» **TO BE DONE**
Copy out the whole listing exactly as written, leaving the pictures behind.

» **AVAILABLE RECORDS**
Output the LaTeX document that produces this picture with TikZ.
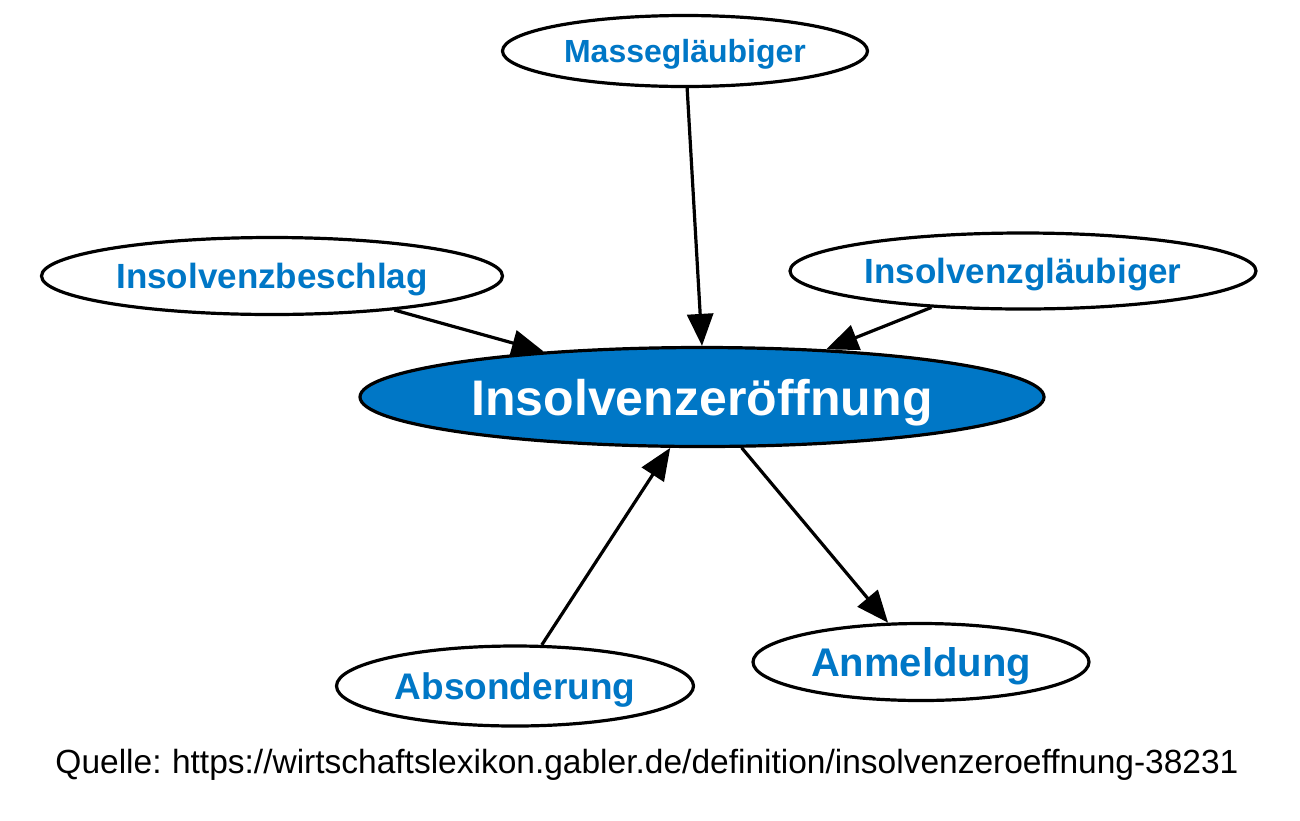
\documentclass[tikz,border=0pt]{standalone}
\usepackage{fontspec}
\setmainfont{Liberation Sans}
\usetikzlibrary{shapes.geometric,arrows.meta}
\definecolor{gblue}{HTML}{0077C6}
\tikzset{
  ell/.style={ellipse, draw=black, line width=3.2pt, inner sep=0pt, fill=white,
    text=gblue, text depth=0pt, font=\bfseries\fontsize{33}{36}\selectfont},
  mainell/.style={ell, fill=gblue, text=white, font=\bfseries\fontsize{50}{54}\selectfont},
  conn/.style={line width=3.2pt, -{Triangle[length=32pt,width=26pt]}}
}
\begin{document}
\begin{tikzpicture}[x=1pt,y=-1pt]
\useasboundingbox (0,0) rectangle (1300,820);
\node[mainell, minimum width=684pt, minimum height=99pt] (ins) at (702,397) {Insolvenzeröffnung};
\node[ell, minimum width=365pt, minimum height=71pt, font=\bfseries\fontsize{32}{36}\selectfont] (masse) at (685,51) {Massegläubiger};
\node[ell, minimum width=461pt, minimum height=77pt, font=\bfseries\fontsize{35}{38}\selectfont] (besch) at (272,276) {Insolvenzbeschlag};
\node[ell, minimum width=466pt, minimum height=76pt, font=\bfseries\fontsize{35}{38}\selectfont] (glaeub) at (1023,271) {Insolvenzgläubiger};
\node[ell, minimum width=357pt, minimum height=80pt, font=\bfseries\fontsize{37}{40}\selectfont] (abs) at (515,686) {Absonderung};
\node[ell, minimum width=336pt, minimum height=77pt, font=\bfseries\fontsize{40}{44}\selectfont] (anm) at (921,662) {Anmeldung};
\node[font=\fontsize{33.5}{36}\selectfont, inner sep=0pt] (src) at (647,765) {Quelle:\hspace{-2pt} https://wirtschaftslexikon.gabler.de/definition/insolvenzeroeffnung-38231};
\draw[conn] (masse) -- (ins.90);
\draw[conn] (besch) -- (ins.164);
\draw[conn] (glaeub) -- (ins.21);
\draw[conn] (abs) -- (ins.238);
\draw[conn] (ins.308) -- (anm);
\end{tikzpicture}
\end{document}
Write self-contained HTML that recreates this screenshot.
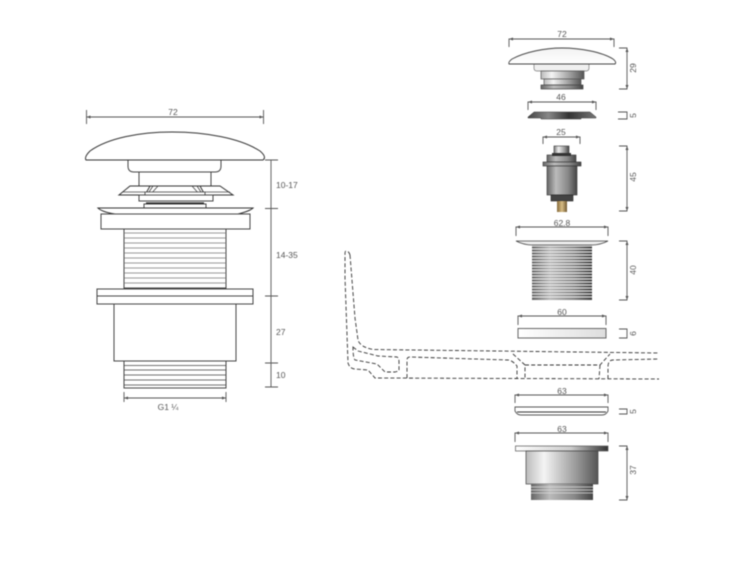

» **RESPONSE TO THE TASK**
Output the LaTeX document that produces this picture with TikZ.
\documentclass[tikz,border=0pt]{standalone}
\usepackage{fontspec}
\setmainfont{Liberation Sans}
\usetikzlibrary{shapes.geometric,arrows.meta}
\definecolor{gblue}{HTML}{0077C6}
\tikzset{
  ell/.style={ellipse, draw=black, line width=3.2pt, inner sep=0pt, fill=white,
    text=gblue, text depth=0pt, font=\bfseries\fontsize{33}{36}\selectfont},
  mainell/.style={ell, fill=gblue, text=white, font=\bfseries\fontsize{50}{54}\selectfont},
  conn/.style={line width=3.2pt, -{Triangle[length=32pt,width=26pt]}}
}
\begin{document}
\begin{tikzpicture}[x=1pt,y=-1pt]
\useasboundingbox (0,0) rectangle (1300,820);
\node[mainell, minimum width=684pt, minimum height=99pt] (ins) at (702,397) {Insolvenzeröffnung};
\node[ell, minimum width=365pt, minimum height=71pt, font=\bfseries\fontsize{32}{36}\selectfont] (masse) at (685,51) {Massegläubiger};
\node[ell, minimum width=461pt, minimum height=77pt, font=\bfseries\fontsize{35}{38}\selectfont] (besch) at (272,276) {Insolvenzbeschlag};
\node[ell, minimum width=466pt, minimum height=76pt, font=\bfseries\fontsize{35}{38}\selectfont] (glaeub) at (1023,271) {Insolvenzgläubiger};
\node[ell, minimum width=357pt, minimum height=80pt, font=\bfseries\fontsize{37}{40}\selectfont] (abs) at (515,686) {Absonderung};
\node[ell, minimum width=336pt, minimum height=77pt, font=\bfseries\fontsize{40}{44}\selectfont] (anm) at (921,662) {Anmeldung};
\node[font=\fontsize{33.5}{36}\selectfont, inner sep=0pt] (src) at (647,765) {Quelle:\hspace{-2pt} https://wirtschaftslexikon.gabler.de/definition/insolvenzeroeffnung-38231};
\draw[conn] (masse) -- (ins.90);
\draw[conn] (besch) -- (ins.164);
\draw[conn] (glaeub) -- (ins.21);
\draw[conn] (abs) -- (ins.238);
\draw[conn] (ins.308) -- (anm);
\end{tikzpicture}
\end{document}
Write self-contained HTML that recreates this screenshot.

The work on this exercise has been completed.